Tax tokers (Colorado)
After Colorado's approval one year ago of a measure to legalize recreational marijuana use, the state now wants pot users to cover the costs of overseeing the new industry. Proposition AA would add a 15 percent excise tax and a 10 percent sales tax to marijuana sales, meant to pay for retail regulation of the drug as well as some school construction. The measure seems likely to pass, having drawn 77 percent support in an April poll. That hasn't stopped proponents of low-tax weed from throwing free joint parties in protest.
Supercharge schooling (Colorado)
This ballot measure would raise taxes by nearly a billion dollars to overhaul education, by increasing teacher pay, charter school funding, and money for early childhood development and English-language programs.
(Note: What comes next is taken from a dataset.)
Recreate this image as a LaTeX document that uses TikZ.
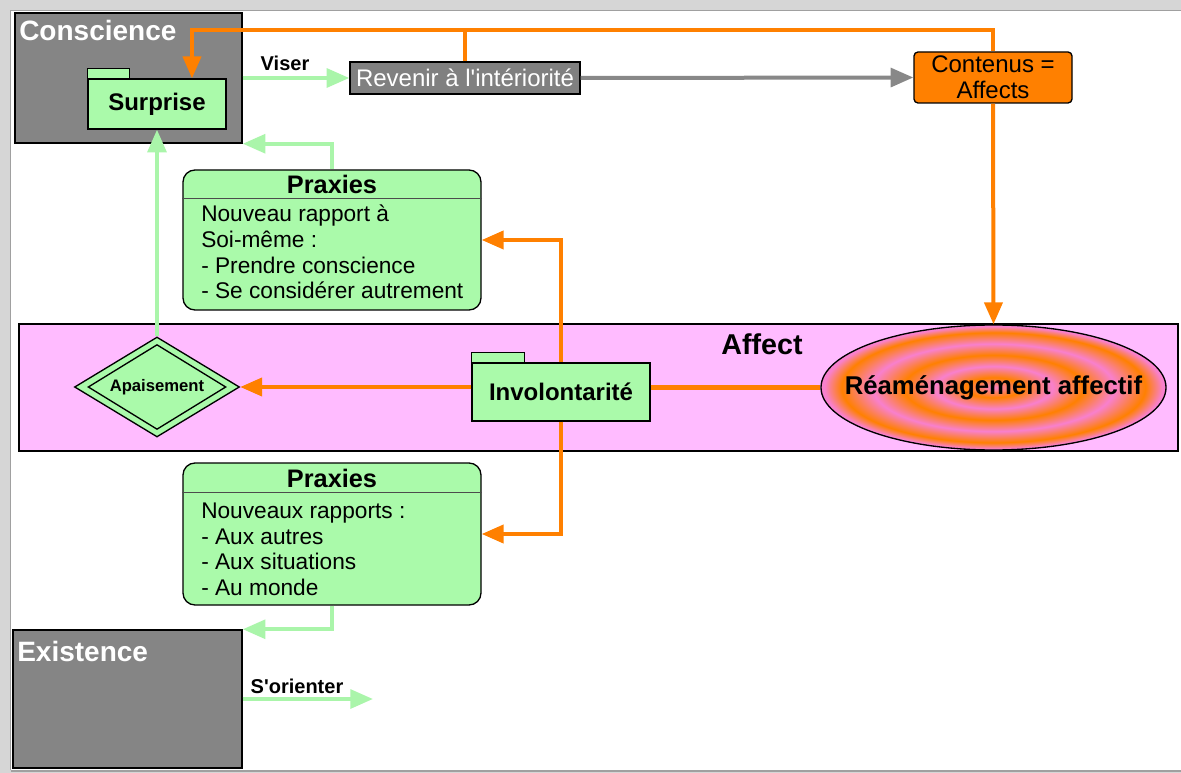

The measure has the support of Gov. John Hickenlooper and many prominent state Democrats; opponents include the current Republican state treasurer and the subtly named Coloradans Against Unions Using Kids As Pawns. The initiative's passage hinges on whether voters can stomach the tax increase in a still-rough economy: 44 percent of voters opposed the measure in a September poll; even more people (52 percent) said they would oppose after hearing how much individual tax rates would increase.
Raise the minimum wage (New Jersey)
After a veto from Gov. Chris Christie, New Jerseyans will decide whether or not to raise the minimum wage from $7.25 to $8.25, and set up a system of annual automatic cost-of-living increases. Despite Christie's popularity, 76 percent of state residents—including many registered Republicans—favor the increase, according to a Rutgers University poll from September. California and Minnesota recently passed minimum wage increases of their own, while South Dakota voters will decide one next year.
Screw Atlantic City (New York)
Gambling conglomerates and New York state Democratic leaders, including Gov. Andrew Cuomo, are hoping voters will amend the constitution to allow seven Vegas-style casinos, with four upstate and three in the Big Apple. The initiative comes a year after Maryland's passage of a measure to expand gambling, which drew a record $90 million in campaign spending. New York's fight won't be nearly as expensive—the main committee in favor has raised just north of $2 million, while those opposed have raised almost nothing. (What opponents lack in funds they make up for in sledgehammer stunts.) Still, it's a rare issue that has managed to unite the editorial boards of both the New York Times and the New York Post—both are opposed.